North for Science! Learns About Fire Ecology in Alaska

By Jennifer Hrobak
A group of eight students sit atop the Arctic Interagency Visitor welcome sign on a sunny day.
The 2018 North for Science! group at the Arctic Interagency Visitor Center in Coldfoot, Alaska.

J. Hrobak/NPS

In June 2018, a combined group of eight 7th and 8th grade students embarked on an exciting week long journey up the Dalton Highway and into the Brooks Mountain Range in Alaska as part of the North for Science! Program. This science education program provides an opportunity for students to learn basic camping skills and teamwork, and provides direct interaction with a variety of science and research professionals while working in the outdoor field environment.

Six students are in a burned area of the Chapman Creek Fire taking samples of new vegetation growth.
Students collect fire effects data 15 years after the Chapman Creek Fire, located 6 miles south of Coldfoot, Alaska, which burned into the Gates of the Arctic National Park and Preserve.

J. Hrobak/NPS

One of the program sessions, made possible by a National Park Service Fire Communication and Education Grant, included learning about the role of wildfire in boreal and arctic ecosystems. Students also practiced field monitoring techniques used to determine post-fire effects. These fire ecology activities engage students in scientific dialog and help promote a positive impact on the way we react, live with and understand wildland fire. To help shape knowledge of the benefits of fire, the students spent a day with the NPS Alaska Region’s Assistant Fire Ecologist, Jennifer Hrobak. Hrobak started with a brief presentation and interactive discussion about fire in Alaska, including prominent fire behavior videos used in various research studies. This was followed by a visit to the 2005 Chapman Creek Fire that burned into Gates of the Arctic National Park and Preserve, where students got a first-hand look at just how resilient boreal ecosystems can be.
A student kneeling in vegetation records active layer depths on a clipboard.
North for Science! student records active layer depths and soil temperature in the burned plot of the 2005 Chapman Creek Fire.

J. Hrobak/NPS

While in the field, students compared the characteristics of a 15-year-old burned area to an unburned area and described what the fire behavior might have looked like in terms of intensity and severity. They learned how to navigate using a GPS and compass, locate plot corners based on photographs, measure percent slope, and setup a fire effects monitoring plot by laying out transect lines. The group also practiced monitoring techniques including measuring active layer depths and soil temperature, counting trees and taking DBH (diameter at breast height) measurements, using quadrats to count seedlings, and tallying down woody fuels using a Go/No-Go gauge. Finally, the students ended their field excursion with some basic plant identification and a comparison of duff depths between burned and unburned plots.
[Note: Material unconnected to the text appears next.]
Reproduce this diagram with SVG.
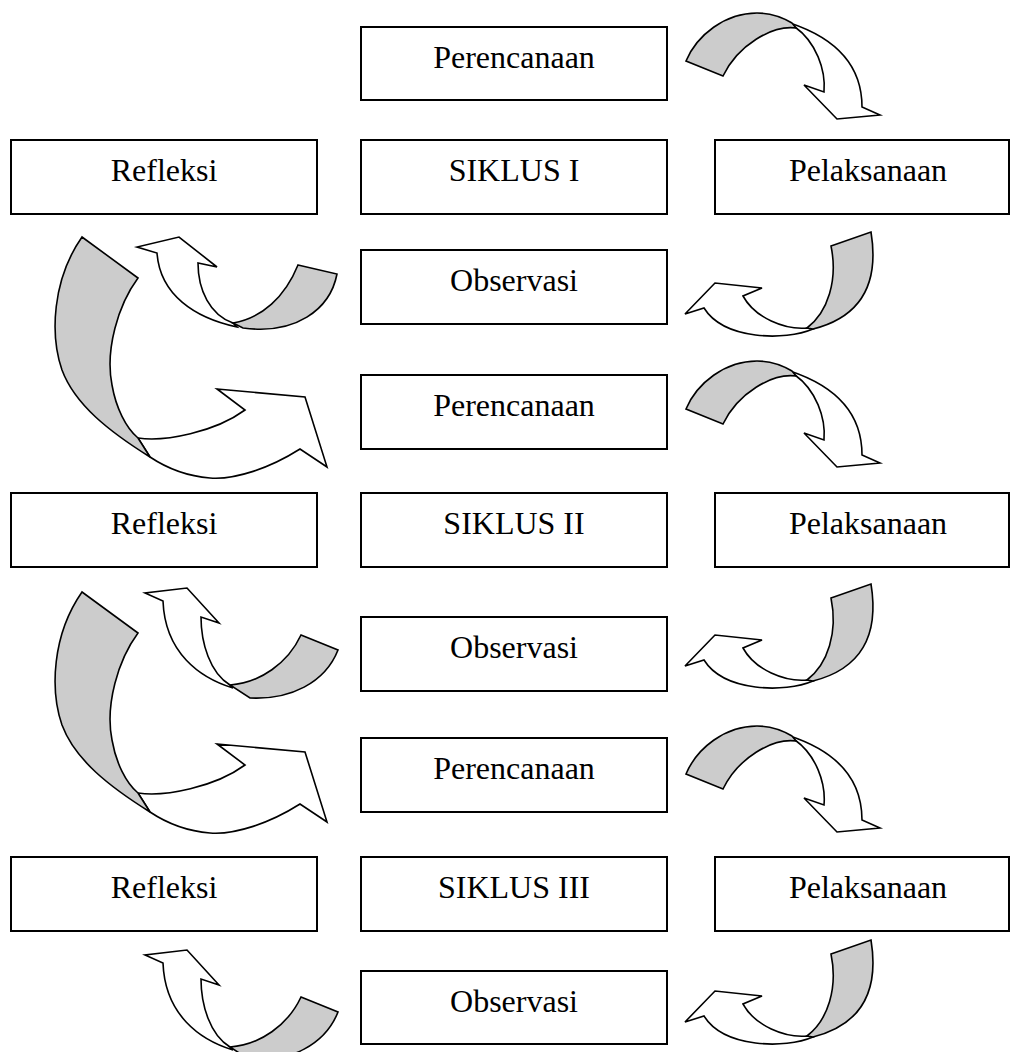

This was a fantastic opportunity to expose and engage students with real, on-going research projects in Alaska. Programs like this one help foster critical thinking skills and allow the chance to be a part of the scientific process. The North for Science! Program is co-sponsored by the Alaska Song Bird Institute, National Park Service, US Fish and Wildlife Service, and the Bureau of Land Management.